La conservación del caserío  es espectacular, incluso las casas de nueva construcción guardan el diseño que caracteriza a todo el pueblo. Las viviendas antiguas fueron construidas con lo que el terreno les daba a sus moradores mimetizándose en armonía con el entorno. El pueblo es una maraña de calles, callejones, pasadizos, soportales y plazoletas de arquitectura negra y rojiza a base de piedras de pizarra, madera y adobes que es capaz de transportarte a tiempos lejanos.

A veces me acompaña un perro, tal vez extrañado por la visita en este día de este extraño forastero. En otros momentos me ladra rompiendo el silencio, avisando de mi presencia o quién sabe si diciéndome algo que se me escapa. No hace día para tertulias en la calle, ni siquiera los bares muestran señales de vida en un día de otoño cerrado. Mientras disfruto de una cascada que forma el río casi en las entrañas del caserío, puedo ser testigo de cómo las nubes quedan atrapadas por las montañas hasta exprimirlas. Podría describirse como otro lugar en otro tiempo muy distinto al que hemos creado.

El paisaje es todavía verde, pero pronto los robles empezarán a notar que llega su tiempo de descanso, como también lo harán los castaños. Le robarán esos días el protagonismo a los pinares. Algunas pequeñas viñas ya muestran su vestido otoñal en su ascenso escalonado por la ladera. La madera, la pizarra y el adobe hoy se muestran oscuros por la escasez de luminosidad del día, pero las gotas de lluvia escurriendo les otorgan un puntillismo brillante.

Sigo disfrutando del momento, de la época del año que más me gusta, de la que salen los mejores poemas, las mejores creaciones. A veces son necesarias estas soledades para saber si vas por el camino correcto, para dedicarte un rato a ti mismo, para encontrarte si vas perdido. Algunos de los habitantes de Robledillo de Gata llegaron aquí para eso y aquí se quedaron. Cambiaron lo mucho por lo poco, pero cuando encuentras tu lugar en el mundo y el sentido de la vida, ese poco es suficiente.

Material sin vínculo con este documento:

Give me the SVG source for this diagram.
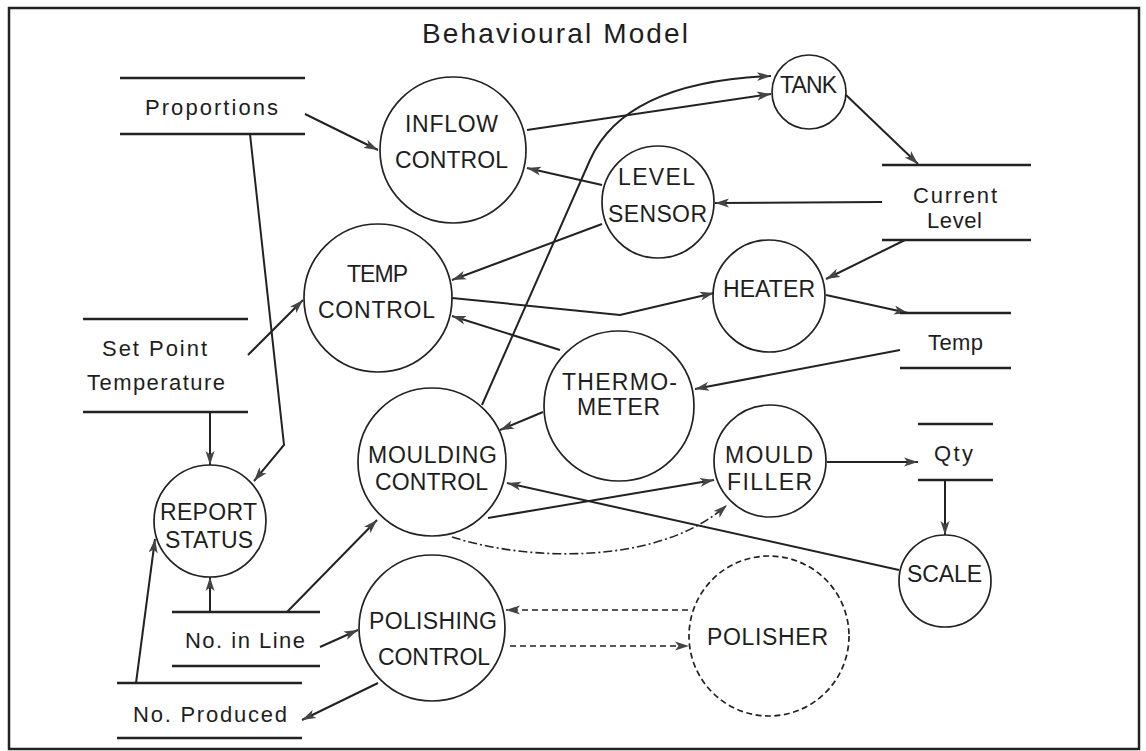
<svg xmlns="http://www.w3.org/2000/svg" width="1146" height="751" viewBox="0 0 1146 751">
  <style>
    .frame { fill: none; stroke: #222; stroke-width: 2.5; }
    .proc { fill: none; stroke: #222; stroke-width: 1.7; }
    .ext { fill: none; stroke: #222; stroke-width: 1.7; stroke-dasharray: 6 3.5; }
    .store line { stroke: #222; stroke-width: 2.3; }
    .flow { fill: none; stroke: #222; stroke-width: 2; marker-end: url(#arrow); }
    .dash { stroke-dasharray: 6 4; stroke-width: 1.7; }
    .dashdot { stroke-dasharray: 9 3 2 3; stroke-width: 1.6; }
    text { font-family: "Liberation Sans", Arial, sans-serif; fill: #1e1e1e; text-anchor: start; }
    .lbl { font-size: 23px; }
    .st { font-size: 22px; }
    .title { font-size: 28px; }
  </style>
  <defs>
    <marker id="arrow" markerUnits="userSpaceOnUse" markerWidth="15" markerHeight="10" refX="14" refY="5" orient="auto">
      <path d="M0,0.5 L14,5 L0,9.5 L3.5,5 z" fill="#444"/>
    </marker>
  </defs>

  <rect width="1146" height="751" fill="#fff"/>
  <rect class="frame" x="9" y="8" width="1130" height="741"/>
  <text class="title" x="422" y="43" textLength="266" lengthAdjust="spacing">Behavioural Model</text>

  <!-- connectors -->
  <g id="connectors">
    <line class="flow" x1="305" y1="114" x2="378" y2="150"/>
    <path class="flow" d="M250,134 L284,445 L254,481"/>
    <line class="flow" x1="210" y1="412" x2="210" y2="465"/>
    <line class="flow" x1="248" y1="355" x2="303" y2="300"/>
    <line class="flow" x1="527" y1="130" x2="771" y2="94"/>
    <path class="flow" d="M482,405 L590,160 Q625,82 771,76"/>
    <line class="flow" x1="846" y1="95" x2="918" y2="164"/>
    <line class="flow" x1="882" y1="202" x2="715" y2="203"/>
    <line class="flow" x1="602" y1="185" x2="527" y2="168"/>
    <line class="flow" x1="602" y1="224" x2="452" y2="280"/>
    <line class="flow" x1="905" y1="240" x2="826" y2="279"/>
    <path class="flow" d="M452,298 L620,315 L714,293"/>
    <line class="flow" x1="826" y1="295" x2="908" y2="313"/>
    <line class="flow" x1="560" y1="350" x2="452" y2="316"/>
    <line class="flow" x1="900" y1="350" x2="695" y2="389"/>
    <line class="flow" x1="543" y1="412" x2="500" y2="430"/>
    <line class="flow" x1="488" y1="518" x2="714" y2="480"/>
    <line class="flow" x1="899" y1="570" x2="507" y2="483"/>
    <line class="flow" x1="827" y1="462" x2="918" y2="462"/>
    <line class="flow" x1="945" y1="480" x2="945" y2="535"/>
    <path class="flow dashdot" d="M452,537 C530,562 660,565 727,505"/>
    <line class="flow dash" x1="688" y1="610" x2="506" y2="610"/>
    <line class="flow dash" x1="510" y1="646" x2="689" y2="646"/>
    <line class="flow" x1="210" y1="612" x2="210" y2="577"/>
    <line class="flow" x1="287" y1="612" x2="377" y2="520"/>
    <line class="flow" x1="320" y1="647" x2="358" y2="630"/>
    <line class="flow" x1="136" y1="683" x2="155" y2="539"/>
    <line class="flow" x1="378" y1="683" x2="302" y2="720"/>
  </g>

  <!-- processes -->
  <g id="inflow-control">
    <circle class="proc" cx="453" cy="150" r="73"/>
    <text class="lbl" x="405" y="132" textLength="93" lengthAdjust="spacing">INFLOW</text>
    <text class="lbl" x="395" y="168" textLength="113" lengthAdjust="spacing">CONTROL</text>
  </g>
  <g id="tank">
    <circle class="proc" cx="809" cy="92" r="37"/>
    <text class="lbl" x="780" y="93" textLength="57" lengthAdjust="spacing">TANK</text>
  </g>
  <g id="level-sensor">
    <circle class="proc" cx="658" cy="202" r="56"/>
    <text class="lbl" x="618" y="185" textLength="77" lengthAdjust="spacing">LEVEL</text>
    <text class="lbl" x="608" y="222" textLength="99" lengthAdjust="spacing">SENSOR</text>
  </g>
  <g id="temp-control">
    <circle class="proc" cx="378" cy="298" r="74"/>
    <text class="lbl" x="347" y="282" textLength="61" lengthAdjust="spacing">TEMP</text>
    <text class="lbl" x="318" y="318" textLength="117" lengthAdjust="spacing">CONTROL</text>
  </g>
  <g id="heater">
    <circle class="proc" cx="769" cy="296" r="56"/>
    <text class="lbl" x="723" y="297" textLength="92" lengthAdjust="spacing">HEATER</text>
  </g>
  <g id="thermometer">
    <circle class="proc" cx="619" cy="406" r="75"/>
    <text class="lbl" x="562" y="390" textLength="115" lengthAdjust="spacing">THERMO-</text>
    <text class="lbl" x="577" y="415" textLength="83" lengthAdjust="spacing">METER</text>
  </g>
  <g id="moulding-control">
    <circle class="proc" cx="432" cy="462" r="74"/>
    <text class="lbl" x="368" y="463" textLength="129" lengthAdjust="spacing">MOULDING</text>
    <text class="lbl" x="375" y="490" textLength="113" lengthAdjust="spacing">CONTROL</text>
  </g>
  <g id="mould-filler">
    <circle class="proc" cx="770" cy="461" r="56"/>
    <text class="lbl" x="725" y="463" textLength="88" lengthAdjust="spacing">MOULD</text>
    <text class="lbl" x="727" y="490" textLength="85" lengthAdjust="spacing">FILLER</text>
  </g>
  <g id="report-status">
    <circle class="proc" cx="210" cy="521" r="56"/>
    <text class="lbl" x="160" y="520" textLength="97" lengthAdjust="spacing">REPORT</text>
    <text class="lbl" x="165" y="548" textLength="88" lengthAdjust="spacing">STATUS</text>
  </g>
  <g id="scale">
    <circle class="proc" cx="945" cy="581" r="46"/>
    <text class="lbl" x="907" y="582" textLength="75" lengthAdjust="spacing">SCALE</text>
  </g>
  <g id="polishing-control">
    <circle class="proc" cx="432" cy="628" r="73"/>
    <text class="lbl" x="369" y="629" textLength="128" lengthAdjust="spacing">POLISHING</text>
    <text class="lbl" x="378" y="665" textLength="112" lengthAdjust="spacing">CONTROL</text>
  </g>
  <g id="polisher">
    <circle class="ext" cx="769" cy="636" r="80"/>
    <text class="lbl" x="707" y="645" textLength="121" lengthAdjust="spacing">POLISHER</text>
  </g>

  <!-- data stores -->
  <g id="proportions" class="store">
    <line x1="120" y1="78" x2="305" y2="78"/>
    <line x1="120" y1="134" x2="305" y2="134"/>
    <text class="st" x="145" y="115" textLength="133" lengthAdjust="spacing">Proportions</text>
  </g>
  <g id="current-level" class="store">
    <line x1="882" y1="165" x2="1031" y2="165"/>
    <line x1="882" y1="240" x2="1031" y2="240"/>
    <text class="st" x="913" y="203" textLength="84" lengthAdjust="spacing">Current</text>
    <text class="st" x="927" y="228" textLength="55" lengthAdjust="spacing">Level</text>
  </g>
  <g id="set-point-temperature" class="store">
    <line x1="83" y1="319" x2="248" y2="319"/>
    <line x1="83" y1="412" x2="248" y2="412"/>
    <text class="st" x="102" y="356" textLength="105" lengthAdjust="spacing">Set Point</text>
    <text class="st" x="87" y="390" textLength="138" lengthAdjust="spacing">Temperature</text>
  </g>
  <g id="temp" class="store">
    <line x1="900" y1="313" x2="1011" y2="313"/>
    <line x1="900" y1="368" x2="1011" y2="368"/>
    <text class="st" x="928" y="350" textLength="55" lengthAdjust="spacing">Temp</text>
  </g>
  <g id="qty" class="store">
    <line x1="918" y1="424" x2="993" y2="424"/>
    <line x1="918" y1="480" x2="993" y2="480"/>
    <text class="st" x="934" y="461" textLength="39" lengthAdjust="spacing">Qty</text>
  </g>
  <g id="no-in-line" class="store">
    <line x1="172" y1="612" x2="320" y2="612"/>
    <line x1="172" y1="666" x2="320" y2="666"/>
    <text class="st" x="185" y="648" textLength="120" lengthAdjust="spacing">No. in Line</text>
  </g>
  <g id="no-produced" class="store">
    <line x1="117" y1="683" x2="302" y2="683"/>
    <line x1="117" y1="738" x2="302" y2="738"/>
    <text class="st" x="133" y="722" textLength="154" lengthAdjust="spacing">No. Produced</text>
  </g>
</svg>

En días así Robledillo hechiza, tiene un poder magnético, tiene eso que inexplicablemente te apega a la vida. Da todo lo que se echa de menos en las urbes, esas jaulas en las que nos autoconvencemos de que somos felices mintiédonos a nosotros mismos. Basta con mirar a la cara de cualquier persona en el metro para saber que todo el mundo quisiera huir de allí, pero como si fueran hámsteres dando vueltas en la ruleta no encuentran salida posible.

Mis últimos pasos de este día otoñal en Robledillo de Gata me llevan a uno de los puentes sobre el Árrago. Allí pierdo la mirada pensando en lo recóndito del lugar, en lo difícil que se debe poner la vida para que la gente que una vez tuvo aquí sus raíces tuviera que marcharse buscando un futuro mejor abandonando todo aquello que quería, los lugares en los que pasó la infancia y en definitiva un modo de vida. Esa sangría de pobladores sigue hoy en día. Cuando los últimos se vayan todos habremos perdido para siempre una cultura ancestral que siempre nos tuvo apegados a la tierra y por ende a la naturaleza. Con ellos se irán también esas almas que se encargaron y se encargan de cuidar el entorno, dejarán huérfano un territorio que quedará expuesto a uno de los elementos más destructivos con los que combatimos en la actualidad: los incendios. Esperemos que nunca suceda.